No. Mutual fund growth options automatically reinvest dividends at NAV with no tax event, which is the silent compounding advantage. Indian ETFs pay dividends in cash directly to your bank account linked to the demat. If you want to reinvest, you must manually place another buy order, pay brokerage and spread again, and the dividend itself is taxable at your slab rate from FY 2020-21 onwards. Over a 20-year holding period on a 50 lakh portfolio, the missed compounding on a 1.2 percent average dividend yield comes out to roughly 6 to 9 lakh rupees of foregone returns purely from the DRIP gap. US-listed ETFs through brokers like Vested and INDmoney also do not offer true DRIP for Indian residents, only manual reinvestment.

4

Is tracking error lower in ETFs than in index funds?

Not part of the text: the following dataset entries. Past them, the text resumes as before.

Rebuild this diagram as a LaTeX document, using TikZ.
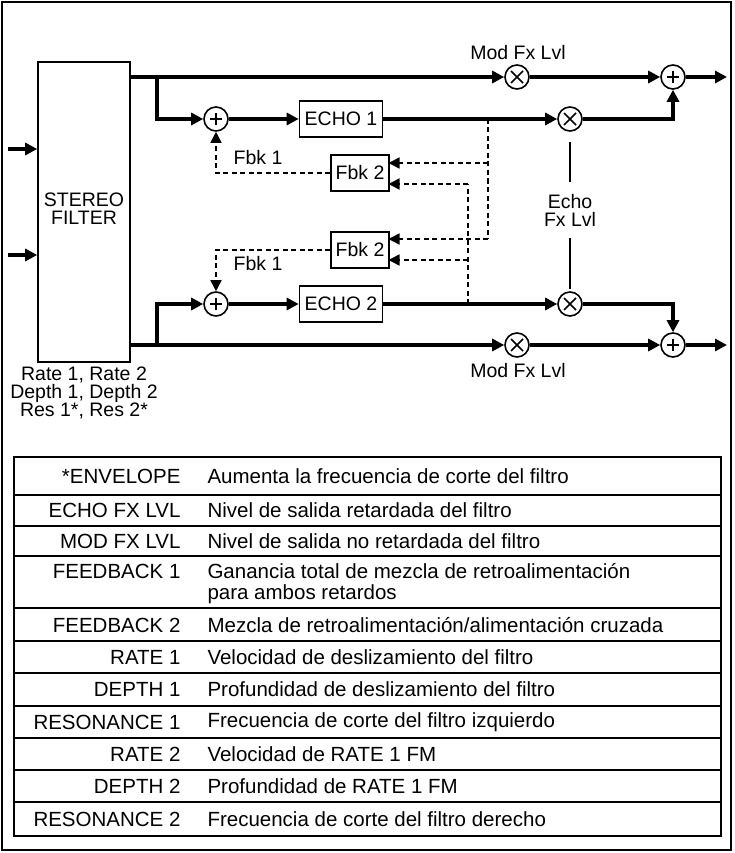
\documentclass[tikz,border=0pt]{standalone}
\usepackage{fontspec}
\setmainfont{Liberation Sans}
\usetikzlibrary{arrows.meta,positioning,calc}

\begin{document}
\begin{tikzpicture}[x=1pt,y=-1pt,font=\fontsize{19.5}{21}\selectfont,
  sig/.style={line width=3.5pt,-{Triangle[length=12pt,width=12pt]}},
  line/.style={line width=3.5pt},
  fbk/.style={line width=1.6pt,dash pattern=on 5pt off 3.5pt,-{Triangle[length=11pt,width=11pt]}},
  dsh/.style={line width=1.6pt,dash pattern=on 5pt off 3.5pt},
  blk/.style={draw,line width=1.6pt,inner sep=0pt},
  add/.style={draw,circle,line width=1.6pt,minimum size=24pt,inner sep=0pt,path picture={\draw[line width=1.6pt] (path picture bounding box.center) +(-6pt,0) -- +(6pt,0) +(0,-6pt) -- +(0,6pt);}},
  mul/.style={draw,circle,line width=1.6pt,minimum size=24pt,inner sep=0pt,path picture={\draw[line width=1.6pt] (path picture bounding box.center) +(-6pt,-6pt) -- +(6pt,6pt) +(-6pt,6pt) -- +(6pt,-6pt);}}]
            \useasboundingbox (0,0) rectangle (734,853);
            \draw[line width=2pt] (2,2) rectangle (731,850);

            % stereo filter and inputs
            \node[blk,minimum width=92pt,minimum height=300pt,align=center] (flt) at (84,212) {};
            \node[align=center] (fltt) at (84,209) {STEREO\\[-3pt]FILTER};
            \node[align=center] (prm) at (84,393) {Rate 1, Rate 2\\[-3pt]Depth 1, Depth 2\\[-3pt]Res 1*, Res 2*};
            \coordinate (in1) at (8,149);
            \coordinate (in2) at (8,255);
            \draw[sig] (in1) -- (in1 -| flt.west);
            \draw[sig] (in2) -- (in2 -| flt.west);

            % summing and multiplying points
            \node[add] (s1) at (216,119) {};
            \node[add] (s2) at (216,304) {};
            \node[mul] (m1) at (517,77) {};
            \node[mul] (m2) at (570,119) {};
            \node[mul] (m3) at (570,304) {};
            \node[mul] (m4) at (517,345) {};
            \node[add] (o1) at (673,77) {};
            \node[add] (o2) at (673,345) {};
            \coordinate (out1) at (727,77);
            \coordinate (out2) at (727,345);

            \node[blk,minimum width=83pt,minimum height=36pt] (e1) at (341,119) {ECHO 1};
            \node[blk,minimum width=83pt,minimum height=36pt] (e2) at (341,304) {ECHO 2};
            \node[blk,minimum width=58pt,minimum height=36pt] (f1) at (360,173) {Fbk 2};
            \node[blk,minimum width=58pt,minimum height=36pt] (f2) at (360,250) {Fbk 2};

            \node (l1) at (518,53) {Mod Fx Lvl};
            \node (l2) at (518,371) {Mod Fx Lvl};
            \node[align=center,inner sep=12pt] (l3) at (570,210) {Echo\\[-3pt]Fx Lvl};
            \node (k1) at (258,158) {Fbk 1};
            \node (k2) at (258,264) {Fbk 1};

            % main signal paths
            \coordinate (j1) at (157,77);
            \coordinate (j2) at (157,345);
            \draw[sig] (flt.east |- m1) -- (m1);
            \draw[sig] (m1) -- (o1);
            \draw[sig] (o1) -- (out1);
            \draw[sig] (flt.east |- m4) -- (m4);
            \draw[sig] (m4) -- (o2);
            \draw[sig] (o2) -- (out2);
            \draw[sig] (j1) |- (s1);
            \draw[sig] (j2) |- (s2);
            \draw[sig] (s1) -- (e1);
            \draw[sig] (s2) -- (e2);
            \draw[sig] (e1) -- (m2);
            \draw[sig] (e2) -- (m3);
            \draw[sig] (m2) -| (o1);
            \draw[sig] (m3) -| (o2);
            \draw[line width=1.2pt,shorten <=10pt] (m2) -- (l3.north);
            \draw[line width=1.2pt,shorten <=2pt] (m3) -- (l3.south);

            % feedback paths
            \coordinate (t1) at (488,119);
            \coordinate (t2) at (468,304);
            \draw[dsh] (t1) -- (488,239);
            \draw[dsh] (t2) -- (468,184);
            \draw[fbk] (488,163) -- (388.5,163);
            \draw[fbk] (468,184) -- (388.5,184);
            \draw[fbk] (488,239) -- (388.5,239);
            \draw[fbk] (468,260) -- (388.5,260);
            \draw[fbk] (f1.west) -| (s1);
            \draw[fbk] (f2.west) -| (s2);

            % parameter table
            \draw[line width=2pt] (14,457) rectangle (721,836);
            \foreach \yy in {495,526,556,608,641,673,706,738,770,802}
              \draw[line width=1.2pt] (14,\yy) -- (721,\yy);
            \foreach \yy/\nm/\txt [count=\i] in {476/*ENVELOPE/Aumenta la frecuencia de corte del filtro,
                510/ECHO FX LVL/Nivel de salida retardada del filtro,
                541/MOD FX LVL/Nivel de salida no retardada del filtro,
                571/FEEDBACK 1/Ganancia total de mezcla de retroalimentación,
                625/FEEDBACK 2/{Mezcla de retroalimentación/alimentación cruzada},
                657/RATE 1/Velocidad de deslizamiento del filtro,
                689/DEPTH 1/Profundidad de deslizamiento del filtro,
                722/RESONANCE 1/Frecuencia de corte del filtro izquierdo,
                754/RATE 2/Velocidad de RATE 1 FM,
                786/DEPTH 2/Profundidad de RATE 1 FM,
                819/RESONANCE 2/Frecuencia de corte del filtro derecho}{
              \node[anchor=east,font=\fontsize{20.5}{22}\selectfont] (p\i) at (184,\yy) {\nm};
              \node[anchor=west,font=\fontsize{20.5}{22}\selectfont] (d\i) at (204,\yy) {\txt};
            }
            \node[anchor=west,font=\fontsize{20.5}{22}\selectfont] (d4b) at (204,594) {para ambos retardos};
        \end{tikzpicture}
\end{document}
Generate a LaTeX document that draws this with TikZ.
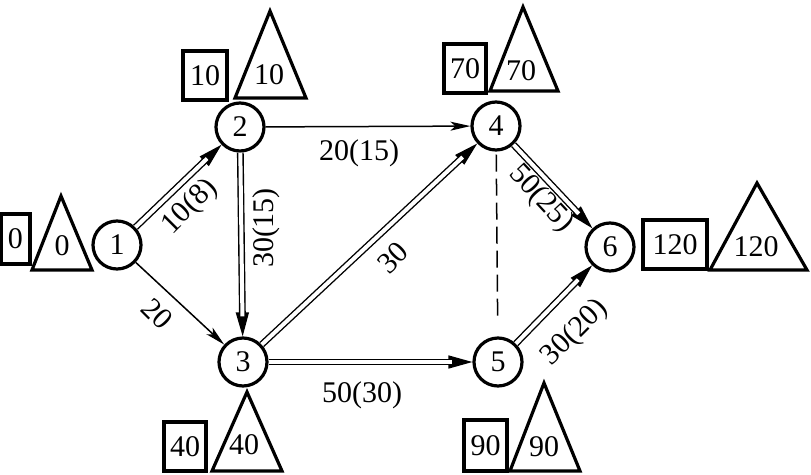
\documentclass[tikz,border=0pt]{standalone}
\usepackage{fontspec}
\setmainfont{Liberation Serif}
\usetikzlibrary{arrows.meta}
\tikzset{
  every node/.style={font=\fontsize{30}{32}\selectfont},
  vtx/.style={circle, draw, line width=3.2pt, minimum size=48pt, inner sep=0pt},
  boxn/.style={draw, line width=3.2pt, inner sep=0pt},
  tri/.style={line width=3.2pt, line join=miter},
  plain/.style={line width=1.5pt, -{Stealth[length=20pt,width=9pt,inset=5pt]}},
  arr/.style={line width=1.4pt, -{Triangle[length=24pt,width=13pt]}},
  dbl/.style={double, double distance=4pt, line width=1.4pt, shorten >=20pt},
  dsh/.style={line width=1.5pt, dash pattern=on 17pt off 7pt},
  lbl/.style={inner sep=0pt}
}
\begin{document}
\begin{tikzpicture}[x=1pt,y=-1pt]
\useasboundingbox (0,0) rectangle (811,474);
% vertices
\node[vtx] (1) at (117,245) {1};
\node[vtx] (2) at (240,127) {2};
\node[vtx] (3) at (243,362) {3};
\node[vtx] (4) at (496,126) {4};
\node[vtx] (5) at (498,362) {5};
\node[vtx] (6) at (610,247) {6};
% edges
\draw[plain] (1) -- (3);
\draw[plain] (2) -- (4);
\foreach \a/\b in {1/2,2/3,3/4,3/5,4/6,5/6}{
  \draw[arr] (\a) -- (\b);
  \draw[dbl] (\a) -- (\b);
}
\draw[dsh, shorten <=3pt, shorten >=20pt] (4) -- (5);
% edge labels
\node[lbl, rotate=45] (l12) at (190,207) {10(8)};
\node[lbl, rotate=-45] (l13) at (157,314) {20};
\node[lbl] (l24) at (359,153) {20(15)};
\node[lbl, rotate=90] (l23) at (266,228) {30(15)};
\node[lbl, rotate=45] (l34) at (393,258) {30};
\node[lbl] (l35) at (362,395) {50(30)};
\node[lbl, rotate=-47] (l46) at (541,199) {50(25)};
\node[lbl, rotate=45] (l56) at (575,333) {30(20)};
% boxes (earliest times)
\node[boxn, minimum width=29pt, minimum height=50pt] (b1) at (15.5,239) {0};
\node[boxn, minimum width=44pt, minimum height=49pt] (b2) at (205,75.5) {10};
\node[boxn, minimum width=42pt, minimum height=49pt] (b4) at (465,68.5) {70};
\node[boxn, minimum width=64pt, minimum height=49pt] (b6) at (675,244.5) {120};
\node[boxn, minimum width=42pt, minimum height=49pt] (b3) at (185,446.5) {40};
\node[boxn, minimum width=43pt, minimum height=51pt] (b5) at (485.5,445.5) {90};
% triangles (latest times)
\draw[tri] (61,196) -- (92,270) -- (32,270) -- cycle;
\node[lbl] (t1) at (62,246) {0};
\draw[tri] (270,11) -- (306,98) -- (235,98) -- cycle;
\node[lbl] (t2) at (269,75) {10};
\draw[tri] (523,7) -- (558,91) -- (490,91) -- cycle;
\node[lbl] (t4) at (521,71) {70};
\draw[tri] (757,183) -- (807,270) -- (710,270) -- cycle;
\node[lbl] (t6) at (756,247) {120};
\draw[tri] (247,392) -- (282,471) -- (212,471) -- cycle;
\node[lbl] (t3) at (244,445) {40};
\draw[tri] (544,383) -- (580,471) -- (510,471) -- cycle;
\node[lbl] (t5) at (544,447) {90};
\end{tikzpicture}
\end{document}
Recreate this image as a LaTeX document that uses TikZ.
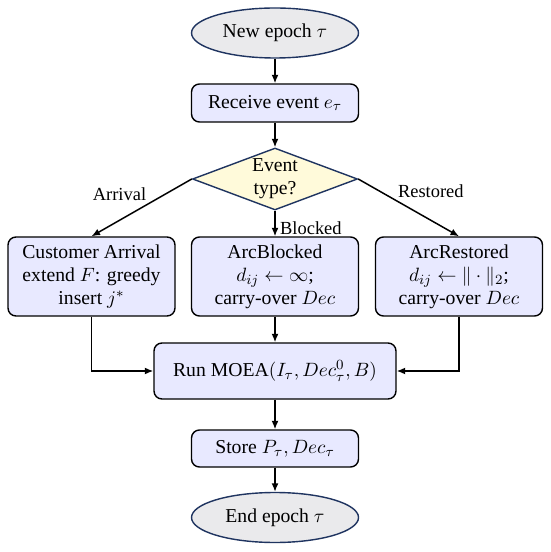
\documentclass[tikz,border=0pt]{standalone}
\usepackage{amsmath}
\usepackage{amssymb}
\usepackage{fontspec}
\setmainfont{Liberation Serif}
\usepackage{tikz}
\usetikzlibrary{shapes.geometric, arrows.meta, positioning, calc}
\definecolor{boxblue}{RGB}{232, 233, 255}
\definecolor{decyellow}{RGB}{255, 250, 218}
\definecolor{termgray}{RGB}{234, 234, 236}
\definecolor{termnavy}{RGB}{31, 52, 96}
\tikzstyle{term} = [ellipse, draw=termnavy, fill=termgray, minimum width=3.34cm, minimum height=1cm, inner sep=0pt, line width=0.8pt]
\tikzstyle{proc} = [rectangle, draw=black, fill=boxblue, align=center, rounded corners=0.16cm, minimum width=3.34cm, inner sep=0pt, line width=0.8pt]
\tikzstyle{decision} = [diamond, draw=termnavy, fill=decyellow, align=center, aspect=2.66, minimum width=3.3cm, minimum height=1.24cm, inner sep=0pt, line width=0.8pt]
\tikzstyle{arrow} = [-{Latex[length=1.7mm, width=1.4mm]}, line width=0.85pt]
\tikzstyle{elabel} = [font=\rmfamily\fontsize{10.5}{12}\selectfont, inner sep=1pt]

\begin{document}
\begin{tikzpicture}[font=\rmfamily\fontsize{11.2}{13.2}\selectfont]
    \useasboundingbox (0, 0) rectangle (11, -11.04);
    % Start / receive
    \node[term] (start) at (5.5, -0.66) {New epoch $\tau$};
    \node[proc, minimum height=0.76cm] (recv) at (5.5, -2.06) {Receive event $e_\tau$};
    
    % Branching on event type
    \node[decision] (type) at (5.5, -3.58) {Event\\type?};
    
    % Event handlers
    \node[proc, minimum height=1.58cm] (arrival) at (1.83, -5.53) {Customer Arrival\\extend $F$: greedy\\insert $j^{*}$};
    \node[proc, minimum height=1.58cm] (blocked) at (5.5, -5.53) {ArcBlocked\\$d_{ij} \leftarrow \infty$;\\carry-over $Dec$};
    \node[proc, minimum height=1.58cm] (restored) at (9.18, -5.53) {ArcRestored\\$d_{ij} \leftarrow \|\cdot\|_2$;\\carry-over $Dec$};
    
    % Optimisation and storage
    \node[proc, minimum width=4.84cm, minimum height=1.12cm] (moea) at (5.5, -7.42) {Run MOEA$(I_\tau, Dec_\tau^0, B)$};
    \node[proc, minimum height=0.74cm] (store) at (5.5, -8.97) {Store $P_\tau, Dec_\tau$};
    \node[term] (finish) at (5.5, -10.35) {End epoch $\tau$};
    
    % Connections
    \draw[arrow] (start) -- (recv);
    \draw[arrow] (recv) -- (type);
    \draw[arrow] (type.west) -- (arrival.north) node[elabel, pos=0.43, anchor=south east] {Arrival};
    \draw[arrow] (type.south) -- (blocked.north) node[elabel, pos=0.68, right=1.5pt] {Blocked};
    \draw[arrow] (type.east) -- (restored.north) node[elabel, pos=0.37, anchor=south west] {Restored};
    \draw[arrow] (arrival.south) |- (moea.west);
    \draw[arrow] (blocked) -- (moea);
    \draw[arrow] (restored.south) |- (moea.east);
    \draw[arrow] (moea) -- (store);
    \draw[arrow] (store) -- (finish);
\end{tikzpicture}
\end{document}
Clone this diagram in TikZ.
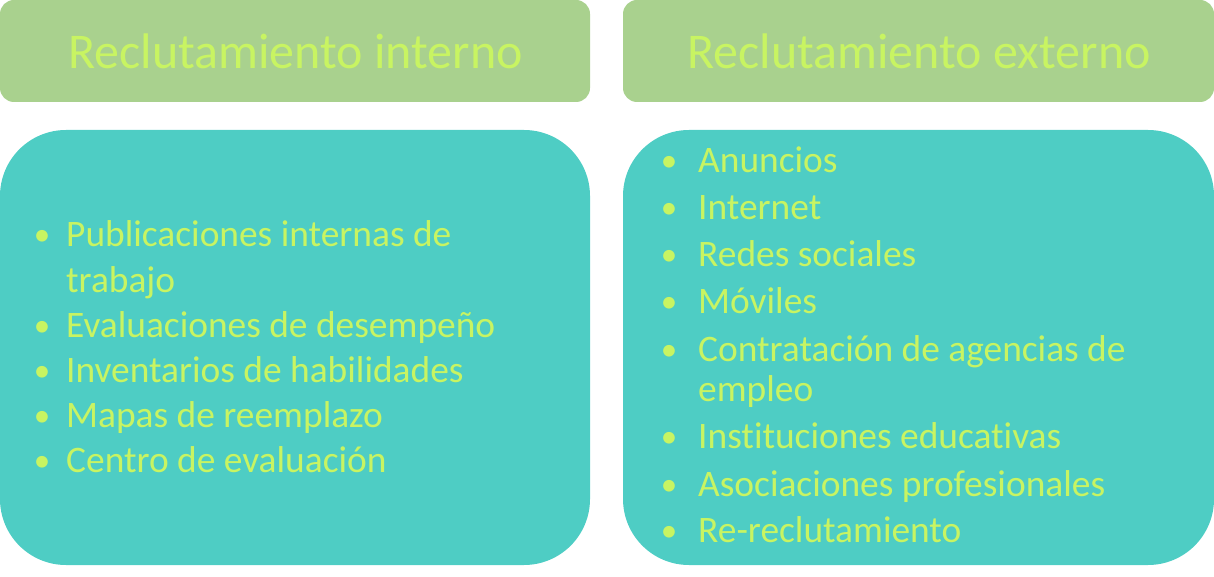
\documentclass[tikz,border=0pt]{standalone}
\usepackage{fontspec}
\setmainfont[RawFeature={-liga;-clig;-calt;-dlig}]{Carlito}
\definecolor{hdrgreen}{HTML}{A9D18E}
\definecolor{bodyteal}{HTML}{4ECDC4}
\definecolor{limetext}{HTML}{C8F462}
\begin{document}
\begin{tikzpicture}[x=1pt,y=-1pt,
  hdrbox/.style={fill=hdrgreen,draw=none,rounded corners=14pt},
  bodybox/.style={fill=bodyteal,draw=none,rounded corners=66pt},
  titletxt/.style={anchor=base,inner sep=0pt,text=limetext,font=\fontsize{50}{58}\selectfont},
  itemtxt/.style={anchor=base west,inner sep=0pt,text=limetext,font=\fontsize{37.4}{44}\selectfont},
  bul/.style={anchor=base,inner sep=0pt,text=limetext,font=\fontsize{33}{40}\selectfont}
]
\useasboundingbox (0,0) rectangle (1214,577);
% boxes
\path[hdrbox] (0,0) rectangle (590,102);
\path[hdrbox] (623,0) rectangle (1214,102);
\path[bodybox] (0,130) rectangle (590,565);
\path[bodybox] (623,130) rectangle (1214,565);
\node[titletxt] (t1) at (295.5,69) {Reclutamiento interno};
\node[titletxt] (t2) at (919,69) {Reclutamiento externo};
% left list
\node[bul] (lb1) at (42,246) {\textbullet};
\node[itemtxt] (l1) at (66,247) {Publicaciones internas de};
\node[itemtxt] (l1b) at (66,292) {trabajo};
\node[bul] (lb2) at (42,336) {\textbullet};
\node[itemtxt] (l2) at (66,337) {Evaluaciones de desempeño};
\node[bul] (lb3) at (42,381) {\textbullet};
\node[itemtxt] (l3) at (66,382) {Inventarios de habilidades};
\node[bul] (lb4) at (42,426) {\textbullet};
\node[itemtxt] (l4) at (66,427) {Mapas de reemplazo};
\node[bul] (lb5) at (42,471) {\textbullet};
\node[itemtxt] (l5) at (66,472) {Centro de evaluación};
% right list
\node[bul] (rb1) at (669,172) {\textbullet};
\node[itemtxt] (r1) at (698,173) {Anuncios};
\node[bul] (rb2) at (669,218.5) {\textbullet};
\node[itemtxt] (r2) at (698,219.5) {Internet};
\node[bul] (rb3) at (669,265) {\textbullet};
\node[itemtxt] (r3) at (698,266) {Redes sociales};
\node[bul] (rb4) at (669,312.5) {\textbullet};
\node[itemtxt] (r4) at (698,313.5) {Móviles};
\node[bul] (rb5) at (669,360) {\textbullet};
\node[itemtxt] (r5) at (698,361) {Contratación de agencias de};
\node[itemtxt] (r5b) at (698,401) {empleo};
\node[bul] (rb6) at (669,447.5) {\textbullet};
\node[itemtxt] (r6) at (698,448.5) {Instituciones educativas};
\node[bul] (rb7) at (669,495) {\textbullet};
\node[itemtxt] (r7) at (698,496) {Asociaciones profesionales};
\node[bul] (rb8) at (669,541.5) {\textbullet};
\node[itemtxt] (r8) at (698,542.5) {Re-reclutamiento};
\end{tikzpicture}
\end{document}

Counterintuitively, no. Indian Nifty 50 ETFs typically show tracking error of 0.05 to 0.15 percent annually, while leading direct-plan Nifty 50 index funds from UTI, Nippon, ICICI Prudential and Bandhan show 0.03 to 0.10 percent. The reason is that ETFs have a built-in iNAV versus market price gap that index funds do not. Mutual funds transact at end-of-day NAV which is the same number used to compute returns, so there is no tracking error from execution. ETFs trade at whatever the order book offers, creating a small but real gap between fund return and benchmark. For sectoral and smart-beta ETFs, tracking error of 0.50 to 1.50 percent is common, much worse than the equivalent index fund.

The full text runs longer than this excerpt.